Savers over the age of 60 are throwing away up to £1.75bn in pension contributions by opting out of their workplace schemes, according to figures from Royal London.
Analysis of Royal London's auto-enrolment book shows that while opt-out rates remain below 10% across most age groups, they rise significantly for the over 60s with almost one in four (23%) choosing to opt out. This is in line with figures issued by other auto-enrolment providers, such as National Employment Savings Trust (Nest).
According to calculations from Royal London, an individual in their 60s on the average wage paying the minimum pension contribution of 8 per cent would have a retirement pot of just under £14,000 by the time they reach age 65.
Our figures show older workers are throwing away thousands of pounds on retirement income by opting out of their scheme"
Given that pension contributions are made up of contributions from workers and their employer, to which tax relief from the government is added, individuals would only need to contribute about £6,600 of their own money to achieve this outcome.
This means by opting out of their pension each member could be missing out on £7,000 each, the mutual insurer stated.
According to Labour Force Survey data, there are approximately 1.1 million people aged 60 or over who are in full-time employment, which means more than 250,000 people could be affected. Collectively this group could be missing out on as much as £1.75bn in retirement savings by opting out.

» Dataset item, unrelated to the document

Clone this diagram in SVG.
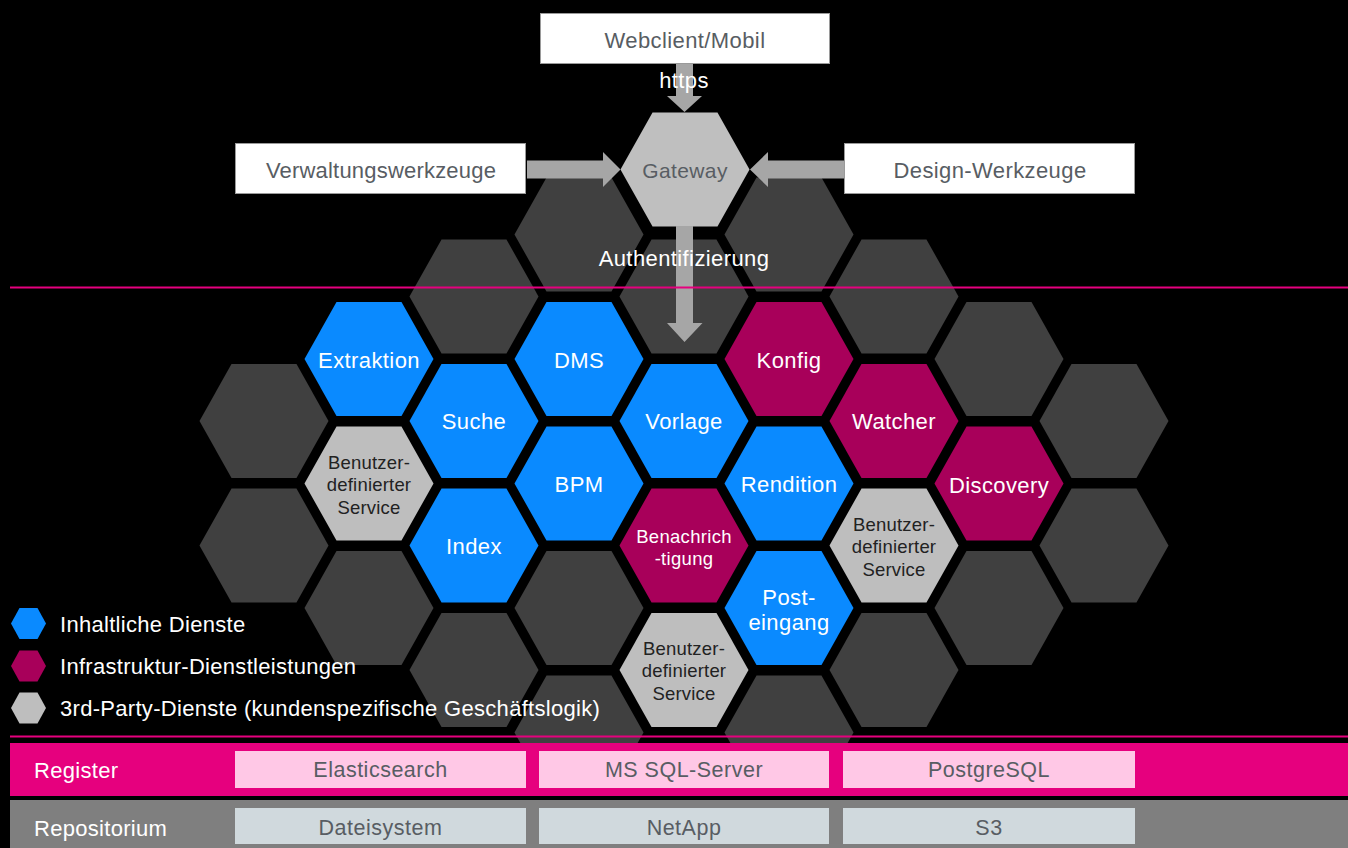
<svg xmlns="http://www.w3.org/2000/svg" width="1348" height="848" viewBox="0 0 1348 848">
<defs>
<polygon id="hx" points="-64.5,0 -32.5,-57 32.5,-57 64.5,0 32.5,57 -32.5,57"/>
<polygon id="lhx" points="-17.5,0 -9,-15.5 9,-15.5 17.5,0 9,15.5 -9,15.5"/>
</defs>
<style>
text{font-family:"Liberation Sans",Arial,sans-serif;dominant-baseline:central;text-anchor:middle}
.dk{fill:#404040}.bl{fill:#0A8AFF}.mg{fill:#A8005A}.gy{fill:#BEBEBE}
.w{fill:#FFFFFF;font-size:22px;letter-spacing:0.4px}.b3{fill:#222222;font-size:18.5px;letter-spacing:0.2px}
.box{fill:#FFFFFF;stroke:#9A9A9A;stroke-width:1}
.bt{fill:#585D63;font-size:22px;letter-spacing:0.4px}
.arr{fill:#A6A6A6}
.pl{stroke:#E6007E;stroke-width:2}
.lg{fill:#FFFFFF;font-size:22px;letter-spacing:0.3px;text-anchor:start}
.bx{fill:#585D63;font-size:21.5px;letter-spacing:0.5px}
.bl2{fill:#FFFFFF;font-size:22px;letter-spacing:0.3px;text-anchor:start}
</style>
<rect width="1348" height="848" fill="#000000"/>
<g id="background-hexes">
<use href="#hx" class="dk" x="264" y="421"/>
<use href="#hx" class="dk" x="264" y="545.5"/>
<use href="#hx" class="dk" x="369" y="608"/>
<use href="#hx" class="dk" x="474" y="296.5"/>
<use href="#hx" class="dk" x="474" y="670"/>
<use href="#hx" class="dk" x="579" y="234.5"/>
<use href="#hx" class="dk" x="579" y="608"/>
<use href="#hx" class="dk" x="579" y="732.5"/>
<use href="#hx" class="dk" x="684" y="296.5"/>
<use href="#hx" class="dk" x="789" y="234.5"/>
<use href="#hx" class="dk" x="789" y="732.5"/>
<use href="#hx" class="dk" x="894" y="296.5"/>
<use href="#hx" class="dk" x="894" y="670"/>
<use href="#hx" class="dk" x="999" y="359"/>
<use href="#hx" class="dk" x="999" y="608"/>
<use href="#hx" class="dk" x="1104" y="421"/>
<use href="#hx" class="dk" x="1104" y="545.5"/>
</g>
<g id="extraktion"><use href="#hx" class="bl" x="369" y="359"/><text class="w" x="369" y="360">Extraktion</text></g>
<g id="benutzer1"><use href="#hx" class="gy" x="369" y="483.5"/><text class="b3" x="369" y="462">Benutzer-</text><text class="b3" x="369" y="484.5">definierter</text><text class="b3" x="369" y="507">Service</text></g>
<g id="suche"><use href="#hx" class="bl" x="474" y="421"/><text class="w" x="474" y="421">Suche</text></g>
<g id="index"><use href="#hx" class="bl" x="474" y="545.5"/><text class="w" x="474" y="546">Index</text></g>
<g id="dms"><use href="#hx" class="bl" x="579" y="359"/><text class="w" x="579" y="360">DMS</text></g>
<g id="bpm"><use href="#hx" class="bl" x="579" y="483.5"/><text class="w" x="579" y="484">BPM</text></g>
<g id="vorlage"><use href="#hx" class="bl" x="684" y="421"/><text class="w" x="684" y="421">Vorlage</text></g>
<g id="benachrichtigung"><use href="#hx" class="mg" x="684" y="545.5"/><text class="w" style="font-size:18.5px;letter-spacing:0.3px" x="684" y="536">Benachrich</text><text class="w" style="font-size:18.5px;letter-spacing:0.3px" x="684" y="558">-tigung</text></g>
<g id="benutzer3"><use href="#hx" class="gy" x="684" y="670"/><text class="b3" x="684" y="648">Benutzer-</text><text class="b3" x="684" y="670.5">definierter</text><text class="b3" x="684" y="693">Service</text></g>
<g id="konfig"><use href="#hx" class="mg" x="789" y="359"/><text class="w" x="789" y="360">Konfig</text></g>
<g id="rendition"><use href="#hx" class="bl" x="789" y="483.5"/><text class="w" x="789" y="484">Rendition</text></g>
<g id="posteingang"><use href="#hx" class="bl" x="789" y="608"/><text class="w" x="789" y="597">Post-</text><text class="w" x="789" y="622">eingang</text></g>
<g id="watcher"><use href="#hx" class="mg" x="894" y="421"/><text class="w" x="894" y="421">Watcher</text></g>
<g id="benutzer2"><use href="#hx" class="gy" x="894" y="545.5"/><text class="b3" x="894" y="524">Benutzer-</text><text class="b3" x="894" y="546.5">definierter</text><text class="b3" x="894" y="569">Service</text></g>
<g id="discovery"><use href="#hx" class="mg" x="999" y="483.5"/><text class="w" x="999" y="485">Discovery</text></g>
<g id="gateway"><use href="#hx" fill="#BFBFBF" x="685" y="169.5"/><text class="bt" style="font-size:21px" x="685" y="170">Gateway</text></g>
<g id="webclient"><rect class="box" x="540.5" y="13.5" width="289" height="50"/><text class="bt" x="685" y="40">Webclient/Mobil</text></g>
<g id="verwaltung"><rect class="box" x="235.5" y="143.5" width="290" height="50"/><text class="bt" style="letter-spacing:0.2px" x="381" y="170">Verwaltungswerkzeuge</text></g>
<g id="design"><rect class="box" x="844.5" y="143.5" width="290" height="50"/><text class="bt" x="990" y="170">Design-Werkzeuge</text></g>
<g id="connectors">
<polygon class="arr" points="676,64 693,64 693,96 702,96 684.5,112 667,96 676,96"/>
<polygon class="arr" points="527,160.5 603,160.5 603,152 620.5,169.5 603,187 603,178.5 527,178.5"/>
<polygon class="arr" points="844,160.5 768,160.5 768,152 750,169.5 768,187 768,178.5 844,178.5"/>
<polygon class="arr" points="676,226 693,226 693,323 702.5,323 684.5,342 667,323 676,323"/>
<text class="w" x="684" y="80">https</text>
<text class="w" x="684" y="258">Authentifizierung</text>
</g>
<line class="pl" x1="10" y1="287.5" x2="1348" y2="287.5"/>
<g id="legend">
<use href="#lhx" class="bl" x="28.5" y="623.5"/><text class="lg" x="60" y="624">Inhaltliche Dienste</text>
<use href="#lhx" class="mg" x="28.5" y="666"/><text class="lg" x="60" y="666">Infrastruktur-Dienstleistungen</text>
<use href="#lhx" class="gy" x="28.5" y="708"/><text class="lg" x="60" y="708">3rd-Party-Dienste (kundenspezifische Geschäftslogik)</text>
</g>
<line class="pl" x1="10" y1="736.5" x2="1348" y2="736.5"/>
<g id="register">
<rect x="10" y="743" width="1338" height="53" fill="#E6007E"/>
<text class="bl2" x="34" y="770">Register</text>
<rect x="235" y="751" width="291" height="37" fill="#FFC8E6"/><text class="bx" x="380.5" y="770">Elasticsearch</text>
<rect x="539" y="751" width="290" height="37" fill="#FFC8E6"/><text class="bx" x="684" y="770">MS SQL-Server</text>
<rect x="843" y="751" width="292" height="37" fill="#FFC8E6"/><text class="bx" x="989" y="770">PostgreSQL</text>
</g>
<g id="repositorium">
<rect x="10" y="800" width="1338" height="48" fill="#7F7F7F"/>
<text class="bl2" x="34" y="828">Repositorium</text>
<rect x="235" y="808" width="291" height="36" fill="#D0D9DD"/><text class="bx" x="380.5" y="828">Dateisystem</text>
<rect x="539" y="808" width="290" height="36" fill="#D0D9DD"/><text class="bx" x="684" y="828">NetApp</text>
<rect x="843" y="808" width="292" height="36" fill="#D0D9DD"/><text class="bx" x="989" y="828">S3</text>
</g>
</svg>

Royal London pension specialist Helen Morrisset said: "It is understandable that someone at the age of 60 might think it is too late to save enough to make a difference to their retirement income but they are wrong.
"Our figures show older workers are throwing away thousands of pounds on retirement income by opting out of their scheme.
"We would urge anyone thinking of opting out of their auto-enrolment scheme to think twice before doing so."